Using GIMP's Select By Color Tool

Step By Step Showing How To Use the Select By Color Tool

GIMP's Select By Color Tool can be a fantastic way to quickly and easily select areas of an image that are a similar color. In this example, I show you how to select part of a picture in order to change the coloring a little.

The final results aren't perfect, but this will show you how to start using the Select By Color Tool so that you can experiment with creating your own results.

Edit an Image With the Select by Color Tool

  1. Open your image in GIMP. The Select By Color tool works best when dealing with images where there's a large amount of one color and a decent degree of contrast.

    GIMP with image open
  2. Now choose the on the Select By Color Tool in the Toolbox. For the purposes of this exercise, the Tool Options can all be left to their defaults to start, which should match those shown in the picture.

    The Select by Color tool
  3. Select an area that matches the color you want to work with. It doesn't need to be the largest contiguous portion of that color, but it helps to select an area big enough to get an accurate hit.

    GIMP color selected
  4. If your selection, like the one in the example here, doesn't contain all of the areas that you want, you can increase the tool's Threshold in the tool options below your Toolbox to pick up more similar colors.

    Threshold refers to the amount of colors away from the original color you want GIMP to include in the selection. A Threshold of 0 will result in only areas matching the place you chose exactly being selected.

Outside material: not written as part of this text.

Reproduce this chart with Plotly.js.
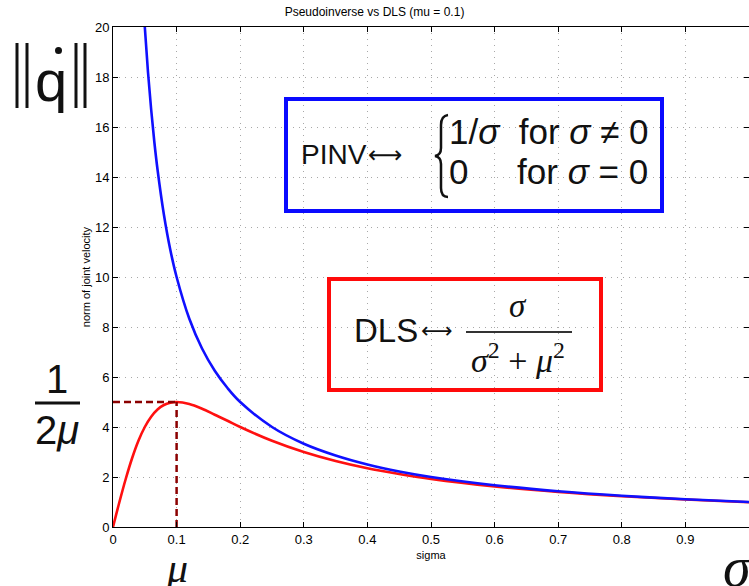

    The Threshold setting for Select by Color
  5. After you adjust the Threshold, click in the area of your image again. You should notice a greater area being selected.

    If you see that more of the image was selected than you actually wanted, you can head back to the Threshold controls, and lower the value there. It's going to be something of a trial-and-error process to get exactly what you need.

    GIMP image greater selection
  6. Now that you've made a selection, you can use it in different ways. For example, you can change the color of the selected areas. An easy way to do this is go to the Colors menu and select Hue-Saturation.

    In the Hue-Saturation dialog that opens, you have three sliders that you can use to adjust the Hue, Lightness and Saturation.

    The Hue, Lightness, and Saturation sliders
  7. The final step is remove the selection, which you can do from the Select menu. Open the menu, and choose None. You can now see the final result more clearly.

  8. You can clearly see that the result isn't perfect. It's actually far from it. That's because the Select by Color tool isn't perfect, and there's a good chance you won't get everything in the first shot. If you were working with this image for real, you'd probably zoom in, and work with some of the smaller areas with the lighter shades of blue. It takes some time to perfect, but it still beats manually outlining and selecting around irregular objects, like clouds.